In July 1945 Aunt Leya and I came to Kaunas. I was yearning to go back to my native town and in a while my aunt took me to Jurbarkas. Our house wasn’t destroyed, but it was occupied by Lithuanians, and we had to wait for it to be vacated. I was sheltered by our neighbor Abu Fales. He was married. He and his family, his wife Chiena and their children, remained in the occupation. His loved ones perished, but Abu was miraculously rescued by local Lithuanians. Abu treated me like his own daughter. I stayed with him for a couple of months and could stay there as if I was his daughter. He married for the second time. His second wife was Miriam. She also lost her family. They suggested adopting me. I was seventeen. I loved and remembered my parents, and couldn’t betray the memory of them. I understood that I had to start a new adult life.
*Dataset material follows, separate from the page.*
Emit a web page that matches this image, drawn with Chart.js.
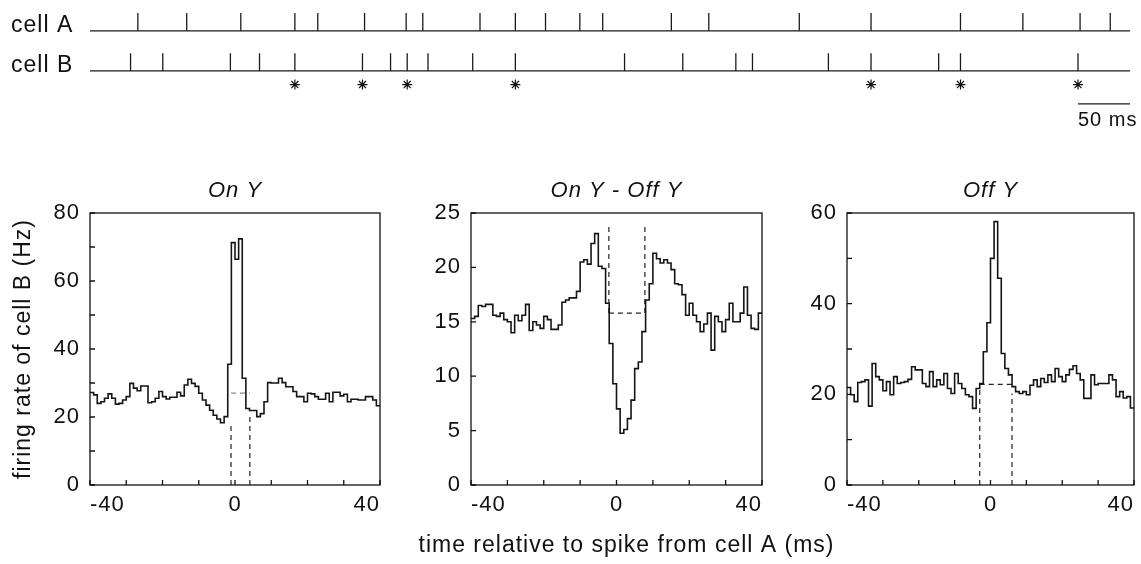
<!DOCTYPE html>
<html>
<head>
<meta charset="utf-8">
<script src="https://cdn.jsdelivr.net/npm/chart.js@4.4.1/dist/chart.umd.min.js"></script>
<style>
  body { margin: 0; background: #fff; width: 1141px; height: 564px; position: relative; overflow: hidden; }
  canvas { position: absolute; }
</style>
</head>
<body>
<canvas id="raster" width="1141" height="140" style="left:0px;top:0px"></canvas>
<canvas id="onY" width="400" height="394" style="left:0px;top:170px"></canvas>
<canvas id="onOffY" width="440" height="394" style="left:400px;top:170px"></canvas>
<canvas id="offY" width="341" height="394" style="left:800px;top:170px"></canvas>
<script>
// --- DATA ---
// spike times (ms) read off the two rasters
const rasterRows = ['cell A', 'cell B'];
const cellASpikes = [46, 93, 145, 197, 219, 264, 304, 320, 375, 409, 438, 471, 493, 559, 595, 682, 751, 837, 897, 952, 981];
const cellBSpikes = [39, 70, 135, 163, 197, 262, 289, 305, 325, 368, 409, 514, 570, 621, 637, 710, 751, 816, 837, 950];
const syncSpikes = [197, 262, 305, 409, 751, 837, 950];   // the asterisks
const scaleBarMs = 50;

// cross-correlograms, 1 ms bins from -40 to 40 ms (firing rate of cell B, Hz)
const onYRate = [
  27.2, 26.5, 24.0, 24.5, 25.5, 26.8, 25.5, 23.8, 24.0, 25.0,
  26.0, 29.9, 28.5, 27.7, 29.1, 29.1, 24.2, 24.5, 25.5, 27.5,
  26.0, 25.3, 25.8, 25.8, 27.3, 26.2, 29.4, 31.1, 29.9, 29.0,
  27.0, 25.0, 23.5, 22.0, 20.5, 19.4, 18.3, 20.1,
  35.5, 71.3, 66.4, 72.4, 31.4,
  22.5, 21.9, 21.9, 20.1, 21.0, 24.5, 30.1, 30.0, 30.0, 31.4,
  30.1, 28.9, 28.9, 27.5, 26.0, 26.0, 24.5, 27.0, 26.8, 26.0,
  25.2, 25.2, 27.0, 24.5, 27.3, 27.3, 26.2, 26.7, 24.5, 25.2,
  25.2, 25.0, 25.0, 26.0, 26.0, 25.0, 23.3
];
const onOffYRate = [
  15.3, 15.5, 16.5, 16.4, 16.6, 16.6, 15.6, 15.5, 15.8, 15.2,
  15.0, 14.0, 15.6, 15.1, 15.6, 16.6, 14.2, 15.0, 14.7, 14.4,
  15.5, 15.2, 14.3, 14.3, 14.7, 16.8, 17.0, 17.2, 17.2, 17.8,
  20.5, 20.7, 20.3, 22.2, 23.1, 20.1, 19.9, 16.7, 13.0, 9.3,
  7.0, 4.75, 5.1, 6.1, 7.8, 10.7, 11.3, 14.1, 17.0, 18.5,
  21.3, 20.8, 20.4, 20.7, 20.4, 19.8, 18.5, 18.4, 17.5, 15.6,
  16.7, 15.6, 15.0, 14.1, 14.8, 15.8, 12.4, 15.5, 15.0, 14.1,
  15.2, 16.7, 15.0, 15.0, 15.8, 18.2, 15.6, 14.4, 14.3, 15.8
];
const offYRate = [
  21.5, 19.9, 18.4, 22.6, 22.8, 23.2, 17.4, 26.8, 23.9, 23.2,
  20.8, 22.8, 19.9, 23.9, 22.4, 22.6, 22.8, 23.3, 26.1, 25.4,
  25.4, 22.4, 21.7, 25.0, 21.7, 23.2, 22.1, 24.6, 21.3, 20.2,
  24.6, 22.4, 21.3, 19.9, 19.5, 16.9, 21.3, 22.4, 29.4, 35.8,
  50.0, 58.1, 45.6, 29.0, 25.7, 24.3, 21.7, 20.6, 20.2, 20.6,
  19.9, 22.0, 23.2, 21.7, 23.5, 22.6, 24.3, 22.8, 25.7, 23.9,
  22.8, 24.3, 25.5, 26.3, 24.6, 23.2, 19.1, 19.1, 24.3, 22.1,
  22.4, 22.4, 22.4, 24.3, 23.2, 19.5, 20.6, 19.2, 19.5, 17.0
];

// dashed peak windows: edges (ms), baseline level (Hz), vertical spans (Hz)
const onYWindow = [-1.1, 4.1], onYLevel = 27, onYSpans = [[0, 18.3], [0, 21]];
const onOffYWindow = [-2.1, 7.8], onOffYLevel = 15.8, onOffYSpans = [[15.8, 23.9], [15.8, 24.0]];
const offYWindow = [-3.0, 6.0], offYLevel = 22.2, offYSpans = [[0, 21.3], [0, 20.2]];

const timeRange = [-40, 40];
const xLabelTicks = [-40, 0, 40];

// --- STYLE ---
const FONT = '"Liberation Sans", Arial, Helvetica, sans-serif';
const INK = '#111';
Chart.defaults.font.family = FONT;
Chart.defaults.color = INK;

// a little tracking, the original lettering is wide
const spacing = {
    id: 'spacing',
    beforeUpdate(c) { c.ctx.letterSpacing = '1px'; },
    beforeDraw(c) { c.ctx.letterSpacing = '1px'; }
};

// box round the plot + inward tick marks
const frame = {
    id: 'frame',
    afterDraw(c) {
        const { ctx, chartArea: a, scales } = c;
        ctx.save();
        ctx.strokeStyle = INK;
        ctx.lineWidth = 1.3;
        ctx.strokeRect(a.left, a.top, a.right - a.left, a.bottom - a.top);
        ctx.beginPath();
        scales.x.ticks.forEach(t => {
            const px = scales.x.getPixelForValue(t.value);
            ctx.moveTo(px, a.bottom); ctx.lineTo(px, a.bottom - 5);
        });
        scales.y.ticks.forEach(t => {
            const py = scales.y.getPixelForValue(t.value);
            ctx.moveTo(a.left, py); ctx.lineTo(a.left + 5, py);
        });
        ctx.stroke();
        ctx.restore();
    }
};

// shared x title, wider than one panel so drawn by hand under the middle one
const sharedXTitle = {
    id: 'sharedXTitle',
    afterDraw(c, args, opts) {
        if (!opts.text) return;
        const { ctx, chartArea: a } = c;
        ctx.save();
        ctx.fillStyle = INK;
        ctx.font = '23px ' + FONT;
        ctx.textAlign = 'center';
        ctx.textBaseline = 'middle';
        ctx.fillText(opts.text, (a.left + a.right) / 2 + 10, a.bottom + 61);
        ctx.restore();
    }
};

// --- RASTER (top) ---
const rowLevel = [2, 1];
const spikeHeight = 0.443;
const asteriskLevel = 0.66;
const barLevel = 0.18;
const rasterSpan = [0, 1000];

function spikeSegments(times, lvl) {
    return times.flatMap(t => [{ x: t, y: lvl }, { x: t, y: lvl + spikeHeight }, { x: t, y: null }]);
}
const lineDs = (data, extra) => Object.assign({
    type: 'line', data, borderColor: '#1a1a1a', borderWidth: 1.3, pointRadius: 0, spanGaps: false, borderCapStyle: 'butt'
}, extra || {});

const rasterText = {
    id: 'rasterText',
    afterDraw(c) {
        const { ctx, scales } = c;
        ctx.save();
        ctx.fillStyle = INK;
        ctx.font = '23px ' + FONT;
        ctx.textBaseline = 'alphabetic';
        rasterRows.forEach((name, i) => ctx.fillText(name, 11, scales.y.getPixelForValue(rowLevel[i]) + 1));
        ctx.font = '20px ' + FONT;
        ctx.fillText(scaleBarMs + ' ms', scales.x.getPixelForValue(rasterSpan[1] - scaleBarMs), scales.y.getPixelForValue(barLevel) + 22);
        ctx.restore();
    }
};

new Chart(document.getElementById('raster'), {
    type: 'line',
    data: {
        datasets: [
            lineDs([{ x: rasterSpan[0], y: rowLevel[0] }, { x: rasterSpan[1], y: rowLevel[0] }]),
            lineDs([{ x: rasterSpan[0], y: rowLevel[1] }, { x: rasterSpan[1], y: rowLevel[1] }]),
            lineDs(spikeSegments(cellASpikes, rowLevel[0])),
            lineDs(spikeSegments(cellBSpikes, rowLevel[1])),
            {
                type: 'scatter', data: syncSpikes.map(t => ({ x: t, y: asteriskLevel })),
                pointStyle: 'star', pointRadius: 5, borderWidth: 1.2, borderColor: '#111', backgroundColor: '#111'
            },
            lineDs([{ x: rasterSpan[1] - scaleBarMs, y: barLevel }, { x: rasterSpan[1], y: barLevel }])
        ]
    },
    options: {
        responsive: false, animation: false, events: [],
        layout: { padding: { left: 90, right: 11, top: 0, bottom: 0 } },
        plugins: { legend: { display: false }, tooltip: { enabled: false } },
        scales: {
            x: { type: 'linear', min: rasterSpan[0], max: rasterSpan[1], display: false },
            y: { type: 'linear', min: -0.568, max: 2.614, display: false }
        }
    },
    plugins: [spacing, rasterText]
});

// --- CORRELOGRAMS ---
function stepData(values) {
    const pts = values.map((v, i) => ({ x: timeRange[0] + i, y: v }));
    pts.push({ x: timeRange[0] + values.length, y: values[values.length - 1] });
    return pts;
}

function windowSets(win, level, spans, levelColor) {
    const dash = { borderDash: [5, 4], borderWidth: 1.2, borderColor: '#222', stepped: false };
    return [
        lineDs([{ x: win[0], y: spans[0][0] }, { x: win[0], y: spans[0][1] }], dash),
        lineDs([{ x: win[1], y: spans[1][0] }, { x: win[1], y: spans[1][1] }], dash),
        lineDs([{ x: win[0], y: level }, { x: win[1], y: level }], Object.assign({}, dash, { borderColor: levelColor }))
    ];
}

function correlogram(id, title, values, yMax, yStep, yLabelEvery, yWidth, padRight, win, level, spans, levelColor, extra) {
    return new Chart(document.getElementById(id), {
        type: 'line',
        data: {
            datasets: [
                lineDs(stepData(values), { stepped: 'before', borderWidth: 1.6, borderColor: '#151515' }),
                ...windowSets(win, level, spans, levelColor)
            ]
        },
        options: {
            responsive: false, animation: false, events: [],
            layout: { padding: { left: 0, right: padRight, top: 0, bottom: 0 } },
            plugins: {
                legend: { display: false }, tooltip: { enabled: false },
                title: {
                    display: true, text: title, fullSize: false, color: INK,
                    font: { size: 22, style: 'italic', weight: 'normal', lineHeight: 1 },
                    padding: { top: 10, bottom: 11 }
                },
                sharedXTitle: { text: extra.xTitle || '' }
            },
            scales: {
                x: {
                    type: 'linear', min: timeRange[0], max: timeRange[1],
                    grid: { display: false, drawTicks: false }, border: { display: false },
                    ticks: {
                        stepSize: 10, autoSkip: false, maxRotation: 0, align: 'inner', padding: 7,
                        color: INK, font: { size: 22 },
                        callback: v => xLabelTicks.includes(v) ? String(v) : ''
                    },
                    afterFit: s => { s.height = 79; }
                },
                y: {
                    type: 'linear', min: 0, max: yMax,
                    grid: { display: false, drawTicks: false }, border: { display: false },
                    ticks: {
                        stepSize: yStep, autoSkip: false, padding: 10, color: INK, font: { size: 22 },
                        callback: v => v % yLabelEvery === 0 ? String(v) : ''
                    },
                    title: extra.yTitle
                        ? { display: true, text: extra.yTitle, color: INK, font: { size: 23, lineHeight: 1.2 }, padding: { top: 10, bottom: 0 } }
                        : { display: false },
                    afterFit: s => { s.width = yWidth; }
                }
            }
        },
        plugins: [spacing, frame, sharedXTitle]
    });
}

correlogram('onY', 'On Y', onYRate, 80, 10, 20, 90, 20, onYWindow, onYLevel, onYSpans, '#8a8a8a',
    { yTitle: 'firing rate of cell B (Hz)' });
correlogram('onOffY', 'On Y - Off Y', onOffYRate, 25, 5, 5, 71, 78, onOffYWindow, onOffYLevel, onOffYSpans, '#222',
    { xTitle: 'time relative to spike from cell A (ms)' });
correlogram('offY', 'Off Y', offYRate, 60, 10, 20, 47, 4, offYWindow, offYLevel, offYSpans, '#222', {});
</script>
</body>
</html>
All happened almost at once. The house was vacated and I was summoned to the municipal ispolkom and given the permission to live in our house. I still wonder why they didn’t accommodate anyone with me as the house was large. At that time the son of my parents’ good friends, Sholom Ruvim Rozenbergas, came back from the lines. I had known him very well before the war, but since he was five years older than me, I never used to have common interests with him, as there was quite a big gap between us in my childhood. Now, as the two of us were lonely, we were attracted to each other. First, we had recollections that bound us, then we fell in love with each other. In the middle of 1946 we got our marriage registered at the regional marriage register. Of course, both of us wanted to be wed under a chuppah, but there was neither a synagogue nor a rabbi in Jurbarkas. During the occupation Fascists made Jews destroy the synagogue with their own hands, stone by stone, and then they shot them on that spot.